May 9, 2006

 

Brazil, Argentina want soy market link with China's Dalian

 

 

The Rosario Cereals Exchange in Argentina and the Brazil Futures and Commodities Exchange (BM&F) will likely have a system in place permitting Chinese brokers direct access to a unified South American soy futures market by the second half of 2006, a BM&F spokesman said Monday (May 8).

 

BM&F will guarantee supply and shipment out of the Paranagua port in Parana state, Brazil, the no. 2 soy shipping port.
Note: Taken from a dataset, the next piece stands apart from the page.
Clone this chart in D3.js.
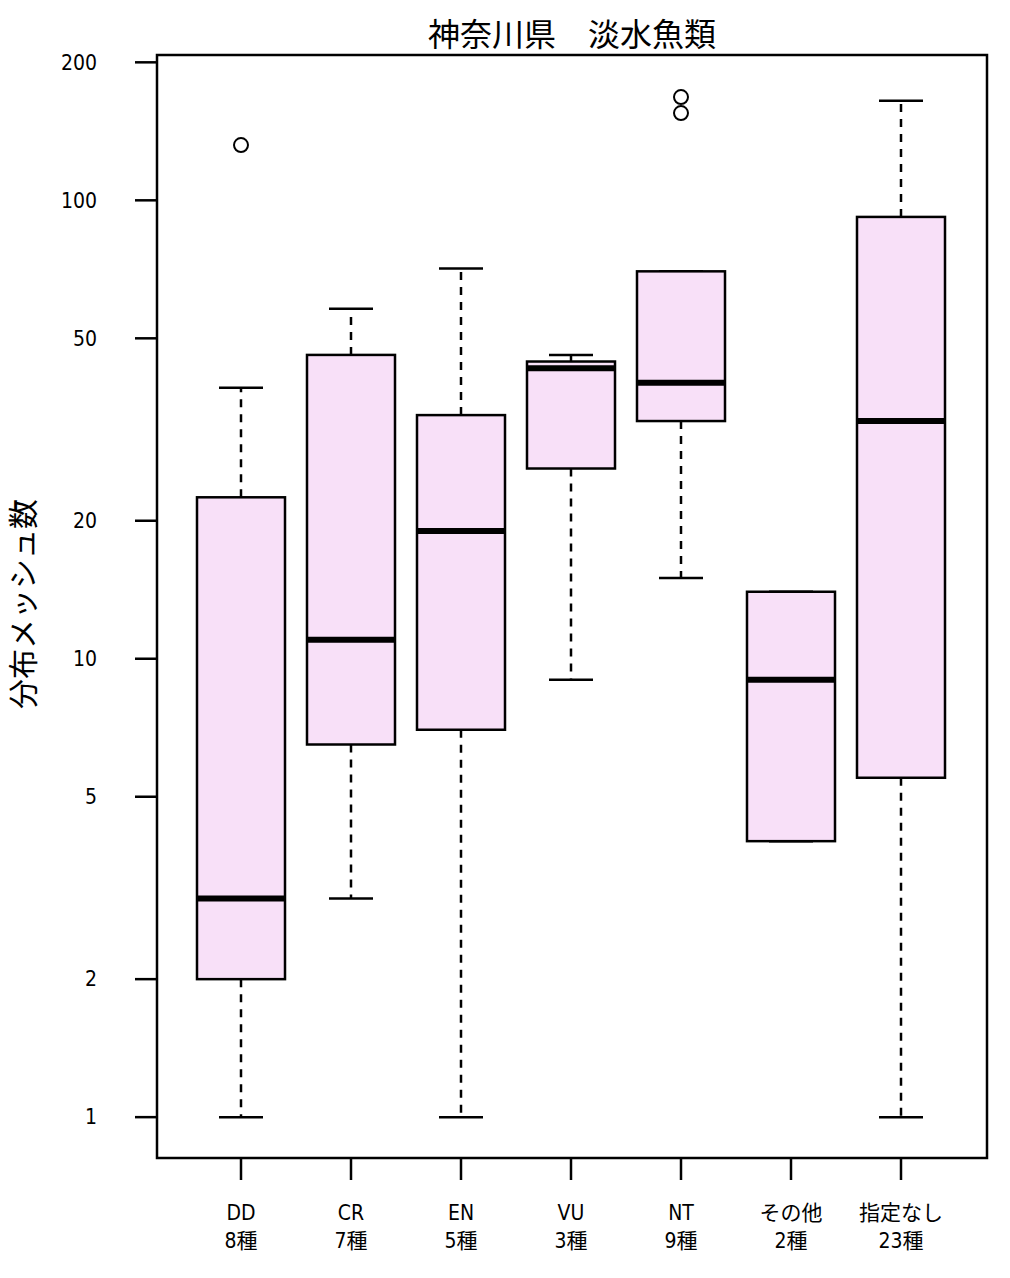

The China-based broker, working with the Dalian Commodity Exchange, would deposit payments in US Treasuries in the BM&F's Citibank account in New York and notify the BM&F about the name of the shipping agency and carrier contracted to ship the soy to China from Paranagua, according to a slide presentation made by BM&F officials at an agribusiness conference last week.

 

All deposits are to be done in US dollars.

 

China is South America's no. 1 soy importer.

 

"We want to invite Dalian to be a partner in a South American soy contract with BM&F and Rosario," Manoel Felix Cintra Neto, president of BM&F, said in a speech last month in China.

 

Neto said that China soy buyers and the government were most concerned about food supply and needed long-term supply guarantees from trading partners like Brazil and Argentina. Combined, the two nations produce over 90 million tonnes of soybeans annually.

 

The three exchanges have been discussing a unified soy futures market for nearly a year. Some argue that a unified South American-Chinese soy market would become an alternative way to fix soy complex prices based on conditions specific to Brazil and Argentina, instead of traders here relying on the Chicago Board of Trade, which is more focused on conditions in the US soy market.